It comes across as a surprise to most that being a Sikh, our family is more of a vegetarian. As a child I remember my Grandfather was the one who was more excited about any meat. He would bring it home for my Grandmother to cook who happened to be a strict vegetarian. She kept separate vessels to cook any kind of meat. In fact, she would keep a different pan for frying eggs too.
Therefore when my grandparents shifted to my Aunt's place to stay with her, non-vegetarian food at home became extinct. My father had no liking towards meat and preferred homemade simple vegetarian meals. I guess he had gone on my grandmother. So naturally, food at home also was a simple affair. When people asked me whether I am a vegetarian or a non-vegetarian eater, I would simple say I am both but more of the first.
Kolkata Food Bloggers has been the most amazing group I have been blessed to find.
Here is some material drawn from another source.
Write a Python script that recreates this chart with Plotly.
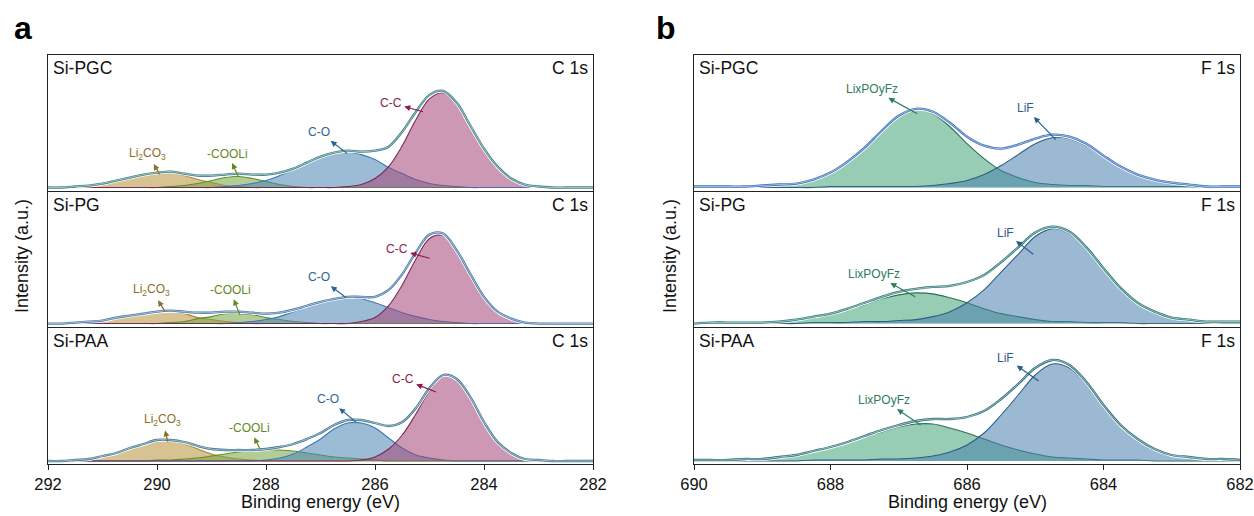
import plotly.graph_objects as go

# ---------------- data (intensity in a.u. above baseline) ----------------
energy_c = [292.0, 291.75, 291.5, 291.25, 291.0, 290.75, 290.5, 290.25, 290.0, 289.75,
            289.5, 289.25, 289.0, 288.75, 288.5, 288.25, 288.0, 287.75, 287.5, 287.25,
            287.0, 286.75, 286.5, 286.25, 286.0, 285.75, 285.5, 285.25, 285.0, 284.75,
            284.5, 284.25, 284.0, 283.75, 283.5, 283.25, 283.0, 282.75, 282.5, 282.25, 282.0]
energy_f = [690.0, 689.75, 689.5, 689.25, 689.0, 688.75, 688.5, 688.25, 688.0, 687.75,
            687.5, 687.25, 687.0, 686.75, 686.5, 686.25, 686.0, 685.75, 685.5, 685.25,
            685.0, 684.75, 684.5, 684.25, 684.0, 683.75, 683.5, 683.25, 683.0, 682.75,
            682.5, 682.25, 682.0]

samples = ["Si-PGC", "Si-PG", "Si-PAA"]
c_ticks = [292, 290, 288, 286, 284, 282]
f_ticks = [690, 688, 686, 684, 682]

# C 1s components: Si-PGC
li2co3_pgc = [0, 0, 1, 2, 4, 7, 10, 13, 15, 15, 12, 8, 5, 2, 1, 0,
              0, 0, 0, 0, 0, 0, 0, 0, 0, 0, 0, 0, 0, 0, 0, 0, 0, 0, 0, 0, 0, 0, 0, 0, 0]
cooli_pgc = [0, 0, 0, 0, 0, 0, 0, 0, 0,
             1, 2, 4, 7, 10, 11, 9, 6, 3, 1,
             0, 0, 0, 0, 0, 0, 0, 0, 0, 0, 0, 0, 0, 0, 0, 0, 0, 0, 0, 0, 0, 0]
co_pgc = [0, 0, 0, 0, 0, 0, 0, 0, 0, 0, 0, 0, 0,
          1, 2, 4, 7, 12, 18, 25, 31, 35, 36, 33, 28, 20, 14, 8, 4, 2, 1,
          0, 0, 0, 0, 0, 0, 0, 0, 0, 0]
cc_pgc = [0, 0, 0, 0, 0, 0, 0, 0, 0, 0, 0, 0, 0, 0, 0, 0, 0, 0, 0, 0, 0, 0,
          1, 3, 9, 21, 42, 68, 89, 95, 84, 62, 39, 21, 9, 3, 1,
          0, 0, 0, 0]

# C 1s components: Si-PG
li2co3_pg = [0, 0, 1, 2, 3, 6, 8, 10, 12, 12, 10, 6, 4, 2, 1, 0,
             0, 0, 0, 0, 0, 0, 0, 0, 0, 0, 0, 0, 0, 0, 0, 0, 0, 0, 0, 0, 0, 0, 0, 0, 0]
cooli_pg = [0, 0, 0, 0, 0, 0, 0, 0, 0,
            1, 2, 5, 7, 10, 10, 9, 6, 4, 2, 1,
            0, 0, 0, 0, 0, 0, 0, 0, 0, 0, 0, 0, 0, 0, 0, 0, 0, 0, 0, 0, 0]
co_pg = [0, 0, 0, 0, 0, 0, 0, 0, 0, 0, 0, 0, 0, 0,
         1, 2, 4, 7, 12, 17, 22, 25, 27, 25, 21, 16, 11, 7, 4, 2, 1,
         0, 0, 0, 0, 0, 0, 0, 0, 0, 0]
cc_pg = [0, 0, 0, 0, 0, 0, 0, 0, 0, 0, 0, 0, 0, 0, 0, 0, 0, 0, 0, 0, 0, 0, 0,
         2, 6, 18, 39, 65, 86, 89, 73, 50, 27, 12, 5, 1,
         0, 0, 0, 0, 0]

# C 1s components: Si-PAA
li2co3_paa = [0, 0, 1, 2, 5, 8, 13, 17, 20, 20, 17, 12, 7, 4, 2, 1, 0,
              0, 0, 0, 0, 0, 0, 0, 0, 0, 0, 0, 0, 0, 0, 0, 0, 0, 0, 0, 0, 0, 0, 0, 0]
cooli_paa = [0, 0, 0, 0, 0, 0,
             0, 0, 1, 1, 2, 3, 5, 7, 9, 10, 11, 11, 10, 8, 6, 4, 3, 2, 1, 0,
             0, 0, 0, 0, 0, 0, 0, 0, 0, 0, 0, 0, 0, 0, 0]
co_paa = [0, 0, 0, 0, 0, 0, 0, 0, 0, 0, 0, 0, 0, 0, 0, 0,
          1, 3, 7, 14, 22, 32, 38, 38, 33, 23, 13, 6, 3, 1,
          0, 0, 0, 0, 0, 0, 0, 0, 0, 0, 0]
cc_paa = [0, 0, 0, 0, 0, 0, 0, 0, 0, 0, 0, 0, 0, 0, 0, 0, 0, 0, 0, 0, 0, 0, 0,
          1, 4, 12, 26, 47, 70, 85, 82, 64, 39, 19, 8, 2, 1,
          0, 0, 0, 0]

# F 1s components
lipof_pgc = [1, 1, 1, 1, 2, 3, 4, 8, 14, 25, 39, 56, 71, 78, 74, 61,
             44, 29, 17, 10, 5, 3, 2, 2, 1, 1, 1, 1, 1, 1, 0, 0, 0]
lif_pgc = [0, 0, 0, 0, 0, 0, 0, 0,
           1, 1, 1, 1, 1, 1, 2, 4, 7, 13, 22, 33, 44, 50, 49, 42, 31, 20, 12, 7, 4, 2, 1, 1, 1]
lipof_pg = [0, 1, 1, 1, 1, 2, 4, 6, 9, 14, 19, 25, 29, 31, 30, 26,
            21, 15, 10, 7, 4, 2, 2, 1, 1, 1, 0, 0, 0, 0, 0, 0, 0]
lif_pg = [0, 0, 0, 0, 0, 0, 0, 1,
          1, 1, 2, 2, 3, 4, 7, 12, 21, 34, 52, 70, 88, 96, 91, 76, 55, 35, 21, 12, 6, 4, 2, 2, 2]
lipof_paa = [1, 1, 1, 2, 2, 4, 6, 9, 13, 18, 24, 29, 34, 37, 37, 33,
             28, 22, 16, 11, 7, 4, 3, 2, 1, 1, 1, 0, 0, 0, 0, 0, 0]
lif_paa = [0, 0, 0, 0, 0, 0, 0, 1,
           1, 1, 1, 2, 2, 3, 5, 9, 16, 28, 46, 66, 86, 97, 93, 77, 55, 35, 21, 12, 6, 4, 2, 2, 1]

for arr in (li2co3_pgc, cooli_pgc, co_pgc, cc_pgc, li2co3_pg, cooli_pg, co_pg, cc_pg,
            li2co3_paa, cooli_paa, co_paa, cc_paa):
    assert len(arr) == len(energy_c), len(arr)
for arr in (lipof_pgc, lif_pgc, lipof_pg, lif_pg, lipof_paa, lif_paa):
    assert len(arr) == len(energy_f), len(arr)

# peak-label positions: (text_x, text_y, arrow_point_x, arrow_point_y)
c_labels = [
    {"Li2CO3": (290.17, 34, 289.95, 13), "COOLi": (288.7, 34, 288.51, 11),
     "C-O": (287.03, 56, 286.51, 34), "C-C": (285.71, 85, 285.12, 76)},
    {"Li2CO3": (290.1, 34, 289.85, 12), "COOLi": (288.66, 34, 288.48, 9),
     "C-O": (287.03, 47, 286.53, 26), "C-C": (285.6, 75, 285.0, 66)},
    {"Li2CO3": (289.9, 41, 289.8, 19), "COOLi": (288.3, 33, 288.11, 12),
     "C-O": (286.86, 62, 286.35, 39), "C-C": (285.49, 82, 284.88, 69)},
]
f_labels = [
    {"LixPOyFz": (687.39, 99, 686.73, 74), "LiF": (685.15, 80, 684.7, 48)},
    {"LixPOyFz": (687.36, 50, 686.76, 27), "LiF": (685.44, 92, 685.03, 70)},
    {"LixPOyFz": (687.22, 61, 686.68, 36), "LiF": (685.43, 103, 684.95, 80)},
]

# ---------------- styling ----------------
FONT = "Arial, 'Liberation Sans', Helvetica, sans-serif"
c_style = {
    "Li2CO3": dict(fill="rgba(182,146,55,0.55)", line="#a8873a", text="#8b6d2c",
                   label="Li<sub>2</sub>CO<sub>3</sub>"),
    "COOLi": dict(fill="rgba(119,164,64,0.55)", line="#5e8f2a", text="#5f8a1e", label="-COOLi"),
    "C-O": dict(fill="rgba(73,133,177,0.55)", line="#3b78b8", text="#2c6496", label="C-O"),
    "C-C": dict(fill="rgba(164,68,119,0.55)", line="#7a2a55", text="#8b1c4c", label="C-C"),
}
f_style = {
    "LixPOyFz": dict(fill="rgba(64,164,119,0.55)", line="#2f6e55", text="#2e7d5a", label="LixPOyFz"),
    "LiF": dict(fill="rgba(73,128,173,0.55)", line="#2f5f82", text="#2a5d8c", label="LiF"),
}
env_colors_c = ["#3d7f84", "#4677a8", "#3f7593"]
env_colors_f = ["#3b6fbf", "#2d7a78", "#2d6f7a"]

c_components = [
    {"Li2CO3": li2co3_pgc, "COOLi": cooli_pgc, "C-O": co_pgc, "C-C": cc_pgc},
    {"Li2CO3": li2co3_pg, "COOLi": cooli_pg, "C-O": co_pg, "C-C": cc_pg},
    {"Li2CO3": li2co3_paa, "COOLi": cooli_paa, "C-O": co_paa, "C-C": cc_paa},
]
f_components = [
    {"LixPOyFz": lipof_pgc, "LiF": lif_pgc},
    {"LixPOyFz": lipof_pg, "LiF": lif_pg},
    {"LixPOyFz": lipof_paa, "LiF": lif_paa},
]

W, H = 1254, 516
def py(px):
    return 1 - px / H

x_dom_left = [48 / W, 593 / W]
x_dom_right = [694 / W, 1240 / W]
y_doms = [[py(190.5), py(55)], [py(326.5), py(192)], [py(464), py(328)]]

fig = go.Figure()
annotations = []
layout_axes = {}


def add_panel(k, energy, comps, styles, labels, env_color, xdom, ydom, xrange, ticks, sample, core, bottom):
    key = "" if k == 1 else str(k)
    xa, ya = "x" + key, "y" + key
    for name, vals in comps.items():
        st = styles[name]
        fig.add_trace(go.Scatter(x=energy, y=vals, mode="lines", fill="tozeroy",
                                 fillcolor=st["fill"],
                                 line=dict(color=st["line"], width=1.1, shape="spline", smoothing=1.0),
                                 xaxis=xa, yaxis=ya, hoverinfo="skip", showlegend=False))
    env = [sum(v) for v in zip(*comps.values())]
    fig.add_trace(go.Scatter(x=energy, y=env, mode="lines",
                             line=dict(color="white", width=4.0, shape="spline", smoothing=1.0),
                             xaxis=xa, yaxis=ya, hoverinfo="skip", showlegend=False))
    fig.add_trace(go.Scatter(x=energy, y=env, mode="lines",
                             line=dict(color=env_color, width=2.3, shape="spline", smoothing=1.0),
                             xaxis=xa, yaxis=ya, hoverinfo="skip", showlegend=False))
    fig.add_trace(go.Scatter(x=energy, y=env, mode="lines",
                             line=dict(color="#e6eeee", width=0.6, shape="spline", smoothing=1.0),
                             xaxis=xa, yaxis=ya, hoverinfo="skip", showlegend=False))

    xaxis = dict(domain=xdom, range=xrange, anchor=ya, showline=True, mirror=True, automargin=False,
                 linecolor="#222222", linewidth=1.3, showgrid=False, zeroline=False)
    if bottom:
        xaxis.update(tickmode="array", tickvals=ticks, ticktext=[str(t) for t in ticks],
                     ticks="outside", ticklen=5, tickwidth=1.2, tickcolor="#222222",
                     tickfont=dict(family=FONT, size=16.5, color="#111111"))
    else:
        xaxis.update(showticklabels=False, ticks="")
    yaxis = dict(domain=ydom, range=[-3, 133], anchor=xa, showline=True, mirror=True, automargin=False,
                 linecolor="#222222", linewidth=1.3, showgrid=False, zeroline=False,
                 showticklabels=False, ticks="")
    layout_axes["xaxis" + key] = xaxis
    layout_axes["yaxis" + key] = yaxis

    annotations.append(dict(text=sample, xref=f"{xa} domain", yref=f"{ya} domain", x=0.006, y=0.99,
                            xanchor="left", yanchor="top", showarrow=False,
                            font=dict(family=FONT, size=17.5, color="#111111")))
    annotations.append(dict(text=core, xref=f"{xa} domain", yref=f"{ya} domain", x=0.995, y=0.99,
                            xanchor="right", yanchor="top", showarrow=False,
                            font=dict(family=FONT, size=17.5, color="#111111")))
    for name, (tx, ty, fx, fy) in labels.items():
        st = styles[name]
        annotations.append(dict(text=st["label"], x=fx, y=fy, xref=xa, yref=ya,
                                ax=tx, ay=ty, axref=xa, ayref=ya,
                                showarrow=True, arrowside="start",
                                startarrowhead=2, startarrowsize=1.0, startstandoff=1,
                                arrowwidth=1.2, arrowcolor=st["text"],
                                font=dict(family=FONT, size=12, color=st["text"])))


for i in range(3):
    add_panel(i + 1, energy_c, c_components[i], c_style, c_labels[i], env_colors_c[i],
              x_dom_left, y_doms[i], [292, 282], c_ticks, samples[i], "C 1s", i == 2)
for i in range(3):
    add_panel(i + 4, energy_f, f_components[i], f_style, f_labels[i], env_colors_f[i],
              x_dom_right, y_doms[i], [690, 682], f_ticks, samples[i], "F 1s", i == 2)

# figure-level texts
for xc in (320.5, 967):
    annotations.append(dict(text="Binding energy (eV)", xref="paper", yref="paper", x=xc / W, y=py(502),
                            xanchor="center", yanchor="middle", showarrow=False,
                            font=dict(family=FONT, size=18, color="#111111")))
for xc in (22, 670):
    annotations.append(dict(text="Intensity (a.u.)", xref="paper", yref="paper", x=xc / W, y=py(256),
                            xanchor="center", yanchor="middle", showarrow=False, textangle=-90,
                            font=dict(family=FONT, size=18, color="#111111")))
for letter, xc in (("a", 23), ("b", 666)):
    annotations.append(dict(text=f"<b>{letter}</b>", xref="paper", yref="paper", x=xc / W, y=py(28),
                            xanchor="center", yanchor="middle", showarrow=False,
                            font=dict(family=FONT, size=32, color="#000000")))

fig.update_layout(width=W, height=H, margin=dict(l=0, r=0, t=0, b=0, autoexpand=False),
                  paper_bgcolor="white", plot_bgcolor="white", showlegend=False,
                  annotations=annotations, **layout_axes)

fig.write_html("out.html", config={"displayModeBar": False},
               post_script="document.body.style.margin='0px'; document.body.style.overflow='hidden';")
All kudos to the spirit of this incredible person Kamalika Chakrabarty who envisioned this group and formed it. It has been over a year and within this time I have found not only an enthusiastic leader in her but a very simple, homely and extremely humble person in her. It is very rare to find someone so dedicated towards her group where day in and out she is thinking and planning about the up gradation. It is only because of her efforts that today Kolkata Food Bloggers is a visible face in the culinary world.
Kamalika is a great friend and a very giving person. Once when we got together at home she prepared an incredible and lip-smacking spread for me from Chingri Malaikari, Yogurt Chicken and Bhapa Baigun amongst other yummies. Being a vegetarian lover, I fell for the delectable flavours of the Bhapa Baigun more than the prawn and the chicken dishes.
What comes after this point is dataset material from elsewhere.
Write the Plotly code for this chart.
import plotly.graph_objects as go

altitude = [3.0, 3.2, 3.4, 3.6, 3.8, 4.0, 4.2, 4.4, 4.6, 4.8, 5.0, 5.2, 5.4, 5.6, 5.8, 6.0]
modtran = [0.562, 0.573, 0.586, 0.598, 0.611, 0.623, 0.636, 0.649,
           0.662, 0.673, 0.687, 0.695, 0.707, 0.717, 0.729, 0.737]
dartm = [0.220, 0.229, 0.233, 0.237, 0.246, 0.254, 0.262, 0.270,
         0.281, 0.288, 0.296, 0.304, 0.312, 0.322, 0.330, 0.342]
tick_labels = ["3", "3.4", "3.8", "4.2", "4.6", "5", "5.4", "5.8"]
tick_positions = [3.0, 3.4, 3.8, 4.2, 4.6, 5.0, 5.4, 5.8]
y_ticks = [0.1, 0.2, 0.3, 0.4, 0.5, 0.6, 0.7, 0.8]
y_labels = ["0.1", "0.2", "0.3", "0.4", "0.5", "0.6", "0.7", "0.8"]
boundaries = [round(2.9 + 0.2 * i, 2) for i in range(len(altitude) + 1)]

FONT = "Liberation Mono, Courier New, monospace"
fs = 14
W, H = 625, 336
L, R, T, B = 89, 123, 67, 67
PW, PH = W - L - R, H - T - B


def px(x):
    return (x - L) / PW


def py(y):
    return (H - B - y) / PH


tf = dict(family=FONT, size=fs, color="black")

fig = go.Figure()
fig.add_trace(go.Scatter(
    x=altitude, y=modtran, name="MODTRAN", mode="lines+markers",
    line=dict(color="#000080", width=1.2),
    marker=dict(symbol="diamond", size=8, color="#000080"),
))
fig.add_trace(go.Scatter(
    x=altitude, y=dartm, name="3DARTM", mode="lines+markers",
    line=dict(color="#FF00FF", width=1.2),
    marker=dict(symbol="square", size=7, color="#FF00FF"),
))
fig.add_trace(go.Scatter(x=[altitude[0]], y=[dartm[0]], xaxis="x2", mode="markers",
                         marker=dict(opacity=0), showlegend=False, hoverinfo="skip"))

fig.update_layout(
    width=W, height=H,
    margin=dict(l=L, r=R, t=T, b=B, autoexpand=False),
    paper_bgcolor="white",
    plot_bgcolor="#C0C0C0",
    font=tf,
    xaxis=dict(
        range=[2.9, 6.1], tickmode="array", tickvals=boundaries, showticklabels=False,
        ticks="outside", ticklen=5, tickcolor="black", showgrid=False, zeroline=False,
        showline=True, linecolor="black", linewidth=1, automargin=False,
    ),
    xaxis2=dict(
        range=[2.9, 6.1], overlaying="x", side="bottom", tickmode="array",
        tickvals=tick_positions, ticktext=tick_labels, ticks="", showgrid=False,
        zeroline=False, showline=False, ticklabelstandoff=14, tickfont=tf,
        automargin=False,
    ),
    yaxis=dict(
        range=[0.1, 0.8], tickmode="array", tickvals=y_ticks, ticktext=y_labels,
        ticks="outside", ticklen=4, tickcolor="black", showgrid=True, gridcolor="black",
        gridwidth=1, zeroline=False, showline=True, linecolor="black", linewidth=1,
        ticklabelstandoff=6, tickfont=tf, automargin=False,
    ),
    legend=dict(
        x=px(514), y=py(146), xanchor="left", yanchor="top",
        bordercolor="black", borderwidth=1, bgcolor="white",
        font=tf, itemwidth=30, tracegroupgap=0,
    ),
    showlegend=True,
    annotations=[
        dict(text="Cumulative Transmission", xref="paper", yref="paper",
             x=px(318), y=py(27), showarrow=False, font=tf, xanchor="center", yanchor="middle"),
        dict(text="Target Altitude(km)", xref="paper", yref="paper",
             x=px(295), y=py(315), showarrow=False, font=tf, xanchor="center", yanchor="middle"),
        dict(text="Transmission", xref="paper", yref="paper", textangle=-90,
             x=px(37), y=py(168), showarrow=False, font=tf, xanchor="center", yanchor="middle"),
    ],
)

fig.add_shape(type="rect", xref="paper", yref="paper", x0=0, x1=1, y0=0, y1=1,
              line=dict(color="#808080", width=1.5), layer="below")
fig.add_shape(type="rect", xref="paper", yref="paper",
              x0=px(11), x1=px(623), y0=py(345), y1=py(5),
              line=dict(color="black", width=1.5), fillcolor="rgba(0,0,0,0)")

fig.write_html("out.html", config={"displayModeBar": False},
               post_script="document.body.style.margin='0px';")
When Kolkata Food Bloggers announced their new event to celebrate Poila Boishakh with vegetarian dishes from Bengal, I knew this recipe needed a place in the blog. Extremely simple yet so yummy, this recipe has now become our weekend favourite.
This recipe has no ginger, garlic, onions or tomatoes, the pillars of our Punjabi cooking and yet you will relish it and crave for more. Moreoever this recipe is a quick and modern one where the Microwave method is used. The use of mustard powder further reduces the tedious process of grinding. The recipe calls for a dash of sugar which I almost forgot the first time I made, so do be careful to add that bit as it makes a huge difference to the taste.
Ingredients : For 2-3 servings
- 6 medium sized brinjals
- 2 tsp mustard powder
- 2 tbsp curd
- 1 cup coconut milk
- 1/4 tsp turmeric powder
- sugar to taste
- salt to taste
- oil for shallow frying
Wash, wipe and cut brinjals vertically in two halves.
Take oil in a pan and shallow fry the brinjal halves.
Drain them on a tissue paper and arrange in a microwave safe vessel.
Soak mustard powder in little warm water for 5 minutes.
Beat curd to remove any lumps.
Take a bowl and add soaked mustard powder, curd, coconut milk, salt, turmeric powder and sugar. Mix well.
Pour this mixture over the brinjals.
Drizzle some mustard oil on top.
Drizzle some mustard oil on top.
Put the vessel with brinjals in the microwave and switch on for 5 minutes on normal microwave mode.
Check and adjust seasoning.
Microwave for another 10 minutes in 5 minute batch till the mixture thickens.
Serve with boiled rice and plain dal.
- You may use fresh mustard seeds paste instead of mustard powder.
- I have used canned coconut milk, but you may also use fresh coconut milk.
- If you like a more sour taste, add more curd.
- Add green chillies if you love spicy food.
This recipe is part of Kolkata Food Bloggers new event to celebrate Poila Boishakh where we are sharing Vegetarian Bengali dishes.